Data block ::
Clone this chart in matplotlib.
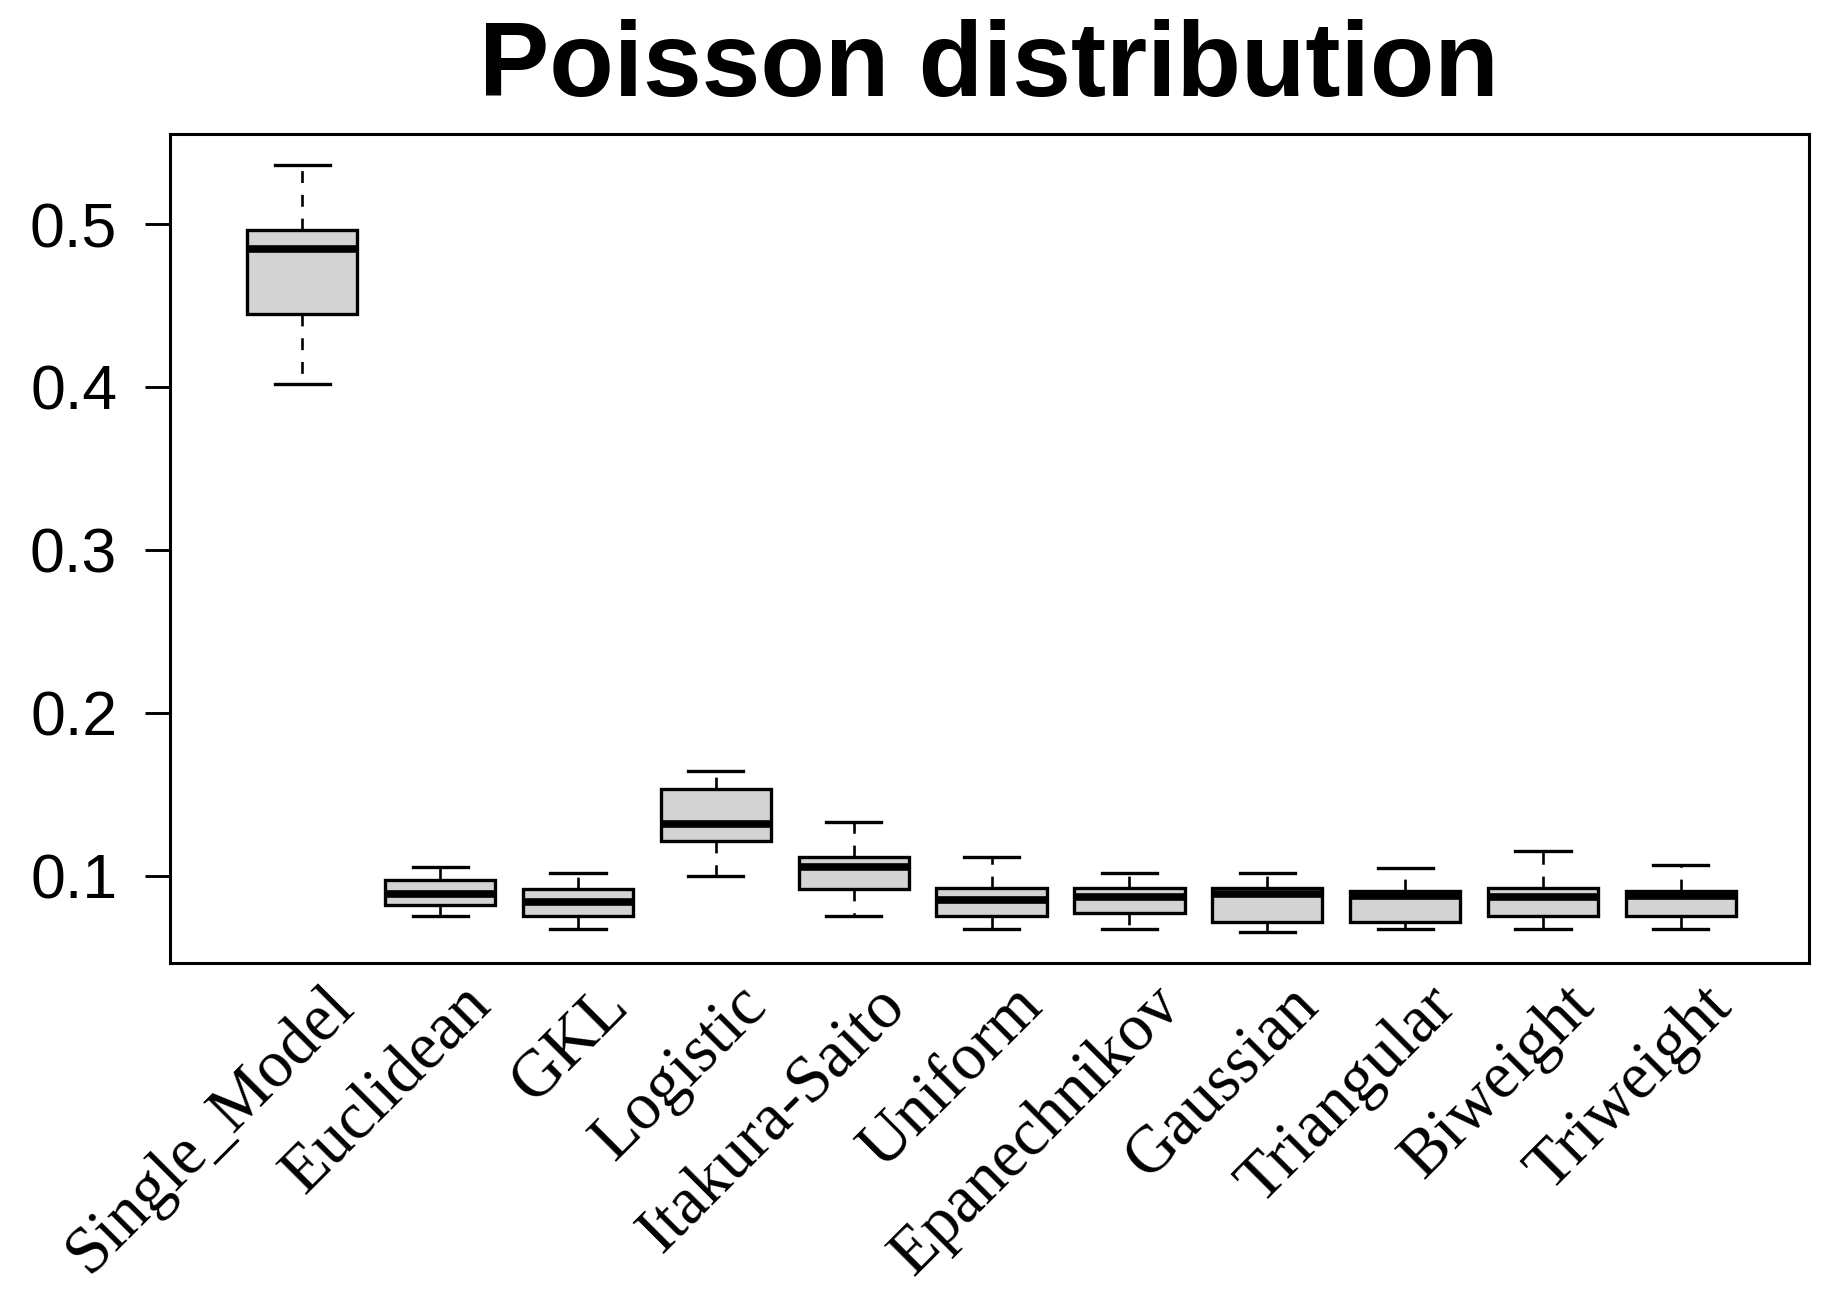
import matplotlib
matplotlib.use("Agg")
import matplotlib.pyplot as plt
import matplotlib.transforms as mtransforms

# ── data ──────────────────────────────────────────────────────────────
methods = ["Single_Model", "Euclidean", "GKL", "Logistic", "Itakura-Saito",
           "Uniform", "Epanechnikov", "Gaussian", "Triangular", "Biweight",
           "Triweight"]
whislo = [0.4020, 0.0754, 0.0671, 0.1000, 0.0754, 0.0671, 0.0671, 0.0653, 0.0671, 0.0671, 0.0671]
q1     = [0.4450, 0.0818, 0.0752, 0.1214, 0.0919, 0.0751, 0.0768, 0.0718, 0.0718, 0.0751, 0.0751]
med    = [0.4848, 0.0886, 0.0837, 0.1318, 0.1051, 0.0852, 0.0869, 0.0888, 0.0873, 0.0869, 0.0873]
q3     = [0.4965, 0.0971, 0.0921, 0.1530, 0.1116, 0.0922, 0.0922, 0.0922, 0.0905, 0.0922, 0.0905]
whishi = [0.5363, 0.1050, 0.1016, 0.1645, 0.1330, 0.1116, 0.1017, 0.1017, 0.1048, 0.1150, 0.1066]
yticks = [0.1, 0.2, 0.3, 0.4, 0.5]

FILL = "#D3D3D3"

fig = plt.figure(figsize=(18.42, 13.03), dpi=100)
ax = fig.add_axes([0.0923, 0.2611, 0.8898, 0.6358])

stats = [dict(label=m, whislo=a, q1=b, med=c, q3=d, whishi=e)
         for m, a, b, c, d, e in zip(methods, whislo, q1, med, q3, whishi)]
pos = list(range(1, len(methods) + 1))

ax.bxp(stats, positions=pos, widths=0.8, capwidths=0.4,
       showfliers=False, patch_artist=True,
       boxprops=dict(facecolor=FILL, edgecolor="black", linewidth=2.4),
       medianprops=dict(color="black", linewidth=5.5, solid_capstyle="butt"),
       whiskerprops=dict(color="black", linewidth=1.9, linestyle=(0, (4.5, 4.5))),
       capprops=dict(color="black", linewidth=2.4))

ax.set_xlim(0.04, 11.93)
ax.set_ylim(0.0465, 0.5551)

ax.set_yticks(yticks)
ax.set_yticklabels([f"{v:.1f}" for v in yticks], family="Liberation Sans", fontsize=45)
ax.tick_params(axis="y", length=18, width=2.1, pad=20)
ax.set_xticks([])

for s in ax.spines.values():
    s.set_linewidth(2.2)

# rotated serif labels under the boxes
trans = mtransforms.blended_transform_factory(ax.transData, ax.transAxes)
for p, m in zip(pos, methods):
    ax.text(p + 0.30, -0.040, m, transform=trans, rotation=45,
            rotation_mode="anchor", ha="right", va="center",
            family="Liberation Serif", fontsize=48, clip_on=False)

fig.text(0.537, 0.9266, "Poisson distribution", ha="center", va="baseline",
         family="Liberation Sans", fontweight="bold", fontsize=76)

fig.savefig("out.png", dpi=100)
plt.close(fig)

Exercise details :: Extract all the data above exactly, excluding every picture.

Final answer ::
Clone this chart in matplotlib.
import matplotlib
matplotlib.use("Agg")
import matplotlib.pyplot as plt
import matplotlib.transforms as mtransforms

# ── data ──────────────────────────────────────────────────────────────
methods = ["Single_Model", "Euclidean", "GKL", "Logistic", "Itakura-Saito",
           "Uniform", "Epanechnikov", "Gaussian", "Triangular", "Biweight",
           "Triweight"]
whislo = [0.4020, 0.0754, 0.0671, 0.1000, 0.0754, 0.0671, 0.0671, 0.0653, 0.0671, 0.0671, 0.0671]
q1     = [0.4450, 0.0818, 0.0752, 0.1214, 0.0919, 0.0751, 0.0768, 0.0718, 0.0718, 0.0751, 0.0751]
med    = [0.4848, 0.0886, 0.0837, 0.1318, 0.1051, 0.0852, 0.0869, 0.0888, 0.0873, 0.0869, 0.0873]
q3     = [0.4965, 0.0971, 0.0921, 0.1530, 0.1116, 0.0922, 0.0922, 0.0922, 0.0905, 0.0922, 0.0905]
whishi = [0.5363, 0.1050, 0.1016, 0.1645, 0.1330, 0.1116, 0.1017, 0.1017, 0.1048, 0.1150, 0.1066]
yticks = [0.1, 0.2, 0.3, 0.4, 0.5]

FILL = "#D3D3D3"

fig = plt.figure(figsize=(18.42, 13.03), dpi=100)
ax = fig.add_axes([0.0923, 0.2611, 0.8898, 0.6358])

stats = [dict(label=m, whislo=a, q1=b, med=c, q3=d, whishi=e)
         for m, a, b, c, d, e in zip(methods, whislo, q1, med, q3, whishi)]
pos = list(range(1, len(methods) + 1))

ax.bxp(stats, positions=pos, widths=0.8, capwidths=0.4,
       showfliers=False, patch_artist=True,
       boxprops=dict(facecolor=FILL, edgecolor="black", linewidth=2.4),
       medianprops=dict(color="black", linewidth=5.5, solid_capstyle="butt"),
       whiskerprops=dict(color="black", linewidth=1.9, linestyle=(0, (4.5, 4.5))),
       capprops=dict(color="black", linewidth=2.4))

ax.set_xlim(0.04, 11.93)
ax.set_ylim(0.0465, 0.5551)

ax.set_yticks(yticks)
ax.set_yticklabels([f"{v:.1f}" for v in yticks], family="Liberation Sans", fontsize=45)
ax.tick_params(axis="y", length=18, width=2.1, pad=20)
ax.set_xticks([])

for s in ax.spines.values():
    s.set_linewidth(2.2)

# rotated serif labels under the boxes
trans = mtransforms.blended_transform_factory(ax.transData, ax.transAxes)
for p, m in zip(pos, methods):
    ax.text(p + 0.30, -0.040, m, transform=trans, rotation=45,
            rotation_mode="anchor", ha="right", va="center",
            family="Liberation Serif", fontsize=48, clip_on=False)

fig.text(0.537, 0.9266, "Poisson distribution", ha="center", va="baseline",
         family="Liberation Sans", fontweight="bold", fontsize=76)

fig.savefig("out.png", dpi=100)
plt.close(fig)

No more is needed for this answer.